LONDON (AlertNet) - What do Kenya, Afghanistan and North Korea have in common?

They're all on a list of countries judged to be in "protracted crisis", issued this week by the U.N. Food and Agricultural Organisation (FAO). That means they suffer repeated food crises and an extremely high prevalence of hunger due to a combination of natural disasters, conflict and weak institutions.

The FAO has identified 22 nations it says are in "protracted crisis" across the whole or part of the country: Afghanistan, Angola, Burundi, Central African Republic, Chad, Congo, Ivory Coast, Democratic Republic of Congo, Eritrea, Ethiopia, Guinea, Haiti, Iraq, Kenya, Liberia, North Korea, Sierra Leone, Somalia, Sudan, Tajikistan, Uganda and Zimbabwe.

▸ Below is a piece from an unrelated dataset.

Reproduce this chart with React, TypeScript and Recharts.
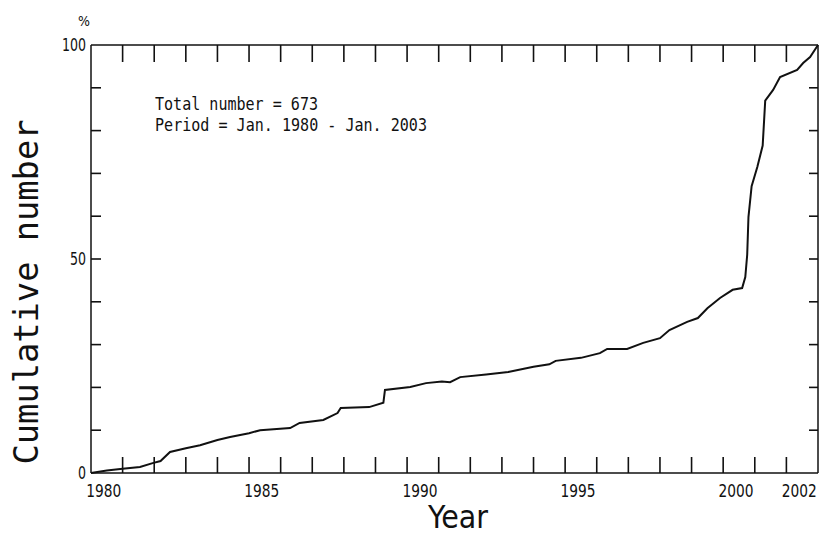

In laying out a clear definition for the first time, the FAO and U.N. World Food Programme (WFP) are hoping for an improvement in aid to those states. A country in "protracted crisis" is one that reports a food crisis for eight years or more, receives more than 10 percent of foreign assistance as humanitarian relief, and is on the FAO's list of "low-income, food-deficit countries".

In its "State of Food Insecurity in the World 2010" report, released this week, the FAO says the group of 22 countries are home to more than 166 million undernourished people - representing nearly 40 percent of the population of these countries and almost one-fifth of the world's hungry.

"This unacceptably high degree of hunger results from many factors, including armed conflict and natural disasters, often in combination with weak governance or public administration, scarce resources, unsustainable livelihood systems and breakdown of institutions," FAO Director-General Jacques Diouf and WFP Executive Director Josette Sheeran wrote in a foreword to the report.

"Faced with so many obstacles, it is little wonder that protracted crises can become a self-perpetuating vicious cycle."

MORE NEED, LESS MONEY

It's also perhaps little wonder that, given the seemingly intractable nature of their problems, nearly two-thirds of these countries receive less development assistance per person than the average for other developing countries.

Farming accounts for around a third of the gross domestic product of countries in long-term crisis, and employs nearly two thirds of their populations.

Yet from 2005 to 2008, just 3.1 percent of official development assistance (ODA) received by these states was spent on agriculture, compared with an average of 5.8 percent for all least developed countries over the same period, the report says.

The same goes for education, with only 3.8 percent of ODA allocated to that sector in protracted crisis nations, far less than the average of 9.6 percent for least developed countries.

That leaves those suffering most from chronic hunger, ill health and illiteracy facing a pretty bleak future.

TARGETED APPROACH

It's time to rethink how protracted crises are handled, the report says, suggesting specially designed and targeted assistance.

Measures that could lead to better aid responses include:

  • Improving understanding of people's livelihoods and ways of coping in protracted crises to better tailor assistance programmes
  • Improving support for livelihoods - for example, providing vocational training for internally displaced people, or boosting their income by increasing food rations so they can sell some of their stocks
  • Introducing social protection mechanisms, such as school meals, cash and food-for-work activities, and vouchers for buying food
  • Stimulating markets by purchasing food aid supplies on local markets or through cash-based schemes
  • Improving the way aid is structured to bridge the gap better between what is traditionally regarded as short-term humanitarian relief and longer-term development
  • "Current understanding of protracted crises remains superficial and narrow," the report notes. "While humanitarian emergencies clearly require rapid assessments of needs, protracted crises require analysis that is both broader and deeper."

    The report was published after the FAO announced last month that the number of people suffering chronic malnutrition worldwide fell in 2010 for the first time in 15 years, but that volatile food prices could hamper efforts to fight hunger. About 925 million people are undernourished this year, down from a record 1.02 billion last year, which was the highest number in four decades.